The twenty-first step in my A-Z of quirky ancestor antics - U is for up a shark's ^!@%

Please don't read this blogpost if you are offended by slightly off language. I'm having trouble finding a topic for U in the A-Z series of my quirky ancestor antics. So, I'm going to rely on an older blogpost I wrote in 2011. It's about debt collection, a shark and the titanic. Leave this blog now if you are concerned about the use of impolite phrases.

debt collector
Source: http://thebluediamondgallery.com/d/debt-collector.html (Creative Commons Licence)

File:Shark fish chondrichthyes.jpg

RMS Titanic 3.jpg

Apparently one of my great-uncles had a habit of leaving home from time to time. He would stay away for extended periods - sometimes months at a time. Whatever he did while he was away often ended with a loan shark visiting the home of his long-suffering wife. As you can imagine, she would get a little annoyed with the visits from these debt collectors.

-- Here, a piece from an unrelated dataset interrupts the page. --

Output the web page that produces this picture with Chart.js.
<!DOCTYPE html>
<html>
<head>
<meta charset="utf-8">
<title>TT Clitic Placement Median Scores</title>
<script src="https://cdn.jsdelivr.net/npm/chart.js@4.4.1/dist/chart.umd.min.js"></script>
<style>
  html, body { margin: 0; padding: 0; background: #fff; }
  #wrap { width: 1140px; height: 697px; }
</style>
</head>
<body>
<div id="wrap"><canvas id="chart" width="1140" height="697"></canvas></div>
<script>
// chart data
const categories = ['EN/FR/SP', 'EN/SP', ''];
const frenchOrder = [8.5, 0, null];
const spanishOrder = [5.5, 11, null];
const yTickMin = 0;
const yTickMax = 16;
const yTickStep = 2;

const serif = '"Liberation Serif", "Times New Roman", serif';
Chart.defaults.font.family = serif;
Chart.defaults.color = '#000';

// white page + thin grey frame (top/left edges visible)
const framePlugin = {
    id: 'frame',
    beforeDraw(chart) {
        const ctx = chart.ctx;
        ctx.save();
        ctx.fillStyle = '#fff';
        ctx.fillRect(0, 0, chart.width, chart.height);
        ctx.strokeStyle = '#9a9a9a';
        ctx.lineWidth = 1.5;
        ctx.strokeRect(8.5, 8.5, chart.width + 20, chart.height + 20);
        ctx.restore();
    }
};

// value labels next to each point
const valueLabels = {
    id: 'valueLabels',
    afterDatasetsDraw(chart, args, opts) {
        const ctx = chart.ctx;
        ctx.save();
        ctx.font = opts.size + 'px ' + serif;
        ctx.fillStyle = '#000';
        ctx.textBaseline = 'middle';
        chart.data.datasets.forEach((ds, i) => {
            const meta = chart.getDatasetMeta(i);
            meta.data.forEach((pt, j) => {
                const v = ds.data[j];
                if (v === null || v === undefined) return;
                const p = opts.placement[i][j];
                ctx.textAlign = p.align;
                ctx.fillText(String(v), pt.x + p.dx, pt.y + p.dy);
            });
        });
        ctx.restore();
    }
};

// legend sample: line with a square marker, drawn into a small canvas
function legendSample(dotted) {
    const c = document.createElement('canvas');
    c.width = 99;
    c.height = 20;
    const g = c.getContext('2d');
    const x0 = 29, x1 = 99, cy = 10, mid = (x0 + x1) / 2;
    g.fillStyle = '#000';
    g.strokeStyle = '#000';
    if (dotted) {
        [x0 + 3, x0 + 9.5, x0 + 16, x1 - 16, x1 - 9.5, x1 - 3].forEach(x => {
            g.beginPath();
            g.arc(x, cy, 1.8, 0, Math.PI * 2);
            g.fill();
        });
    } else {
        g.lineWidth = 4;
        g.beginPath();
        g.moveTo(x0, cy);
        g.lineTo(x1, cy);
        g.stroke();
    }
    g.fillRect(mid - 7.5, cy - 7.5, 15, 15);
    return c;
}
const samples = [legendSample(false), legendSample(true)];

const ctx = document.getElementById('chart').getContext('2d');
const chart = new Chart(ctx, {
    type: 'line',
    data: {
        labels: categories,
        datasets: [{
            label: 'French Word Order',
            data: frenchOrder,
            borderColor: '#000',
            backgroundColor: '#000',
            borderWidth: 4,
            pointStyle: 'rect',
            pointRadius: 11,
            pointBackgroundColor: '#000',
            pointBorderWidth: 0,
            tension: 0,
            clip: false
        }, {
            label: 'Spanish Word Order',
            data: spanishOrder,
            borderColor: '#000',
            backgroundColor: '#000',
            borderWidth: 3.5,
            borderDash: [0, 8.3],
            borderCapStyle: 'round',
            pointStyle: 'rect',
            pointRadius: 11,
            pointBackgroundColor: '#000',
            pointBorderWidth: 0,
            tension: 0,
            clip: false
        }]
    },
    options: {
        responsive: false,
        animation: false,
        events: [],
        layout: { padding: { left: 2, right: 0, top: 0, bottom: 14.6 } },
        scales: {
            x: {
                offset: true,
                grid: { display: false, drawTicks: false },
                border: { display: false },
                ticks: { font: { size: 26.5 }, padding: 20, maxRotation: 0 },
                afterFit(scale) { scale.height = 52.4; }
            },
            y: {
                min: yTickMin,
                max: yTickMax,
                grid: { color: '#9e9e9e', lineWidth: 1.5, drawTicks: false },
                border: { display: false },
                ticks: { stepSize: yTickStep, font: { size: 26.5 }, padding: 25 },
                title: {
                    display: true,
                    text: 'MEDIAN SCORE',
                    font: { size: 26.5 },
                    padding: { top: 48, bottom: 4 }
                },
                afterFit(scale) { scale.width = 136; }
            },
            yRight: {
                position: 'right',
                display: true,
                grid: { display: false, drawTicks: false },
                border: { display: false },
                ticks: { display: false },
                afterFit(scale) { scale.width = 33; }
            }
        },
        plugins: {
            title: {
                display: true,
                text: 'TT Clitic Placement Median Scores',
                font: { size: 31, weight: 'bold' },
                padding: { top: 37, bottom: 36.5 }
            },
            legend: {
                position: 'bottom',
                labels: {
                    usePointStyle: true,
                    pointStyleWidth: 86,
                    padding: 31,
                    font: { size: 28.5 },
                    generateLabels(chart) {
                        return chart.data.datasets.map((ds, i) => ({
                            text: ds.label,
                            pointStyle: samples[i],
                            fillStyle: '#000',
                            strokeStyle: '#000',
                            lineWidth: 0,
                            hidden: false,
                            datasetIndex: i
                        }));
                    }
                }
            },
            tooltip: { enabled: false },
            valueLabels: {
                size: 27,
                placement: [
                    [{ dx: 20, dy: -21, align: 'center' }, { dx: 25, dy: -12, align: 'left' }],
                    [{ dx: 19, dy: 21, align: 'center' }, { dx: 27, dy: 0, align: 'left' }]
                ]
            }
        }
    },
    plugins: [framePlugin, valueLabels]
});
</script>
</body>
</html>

One of the stories that passed down through our family's oral history is an incident when yet another loan shark knocked on her door to collect repayment for her husband's away-from-home antics. He asked where her husband was. His wife replied by using one of her infamous, classic sayings, "He's up a shark's arse, looking for the titanic!" I'm not sure if a door slam followed this response but I reckon it probably did.

Sometimes I think I look at my ancestors' antics through rose-coloured glasses, or maybe even sepia-coloured glasses. I think I may even romaticise them a little from time to time, especially when I try to work out what their lives were like by looking at photographs which can only show me a selected snapshot of how they lived. The not-so-good and not-so-ideal snippets of their lives don't always survive through the ages.

In comparison, when I heard this story, which apparently was a family favourite for many years before I was born, I couldn't help but take those rose-coloured and sepia-coloured glasses right off and laugh.


  1. One could speculate that she may well have had a few other choice sayings about her husband's antics too. :)

  2. You hooked me in with the warning! What does that say about me??

    This is a great story but how his poor wife coped with his shenanigans is a wonder. We forget to think about our ancestor's negative or blunt sides, just as it's easy to forget that photos tend to represent the happy times.

  3. I have to admit, I reckon it's a pretty good saying.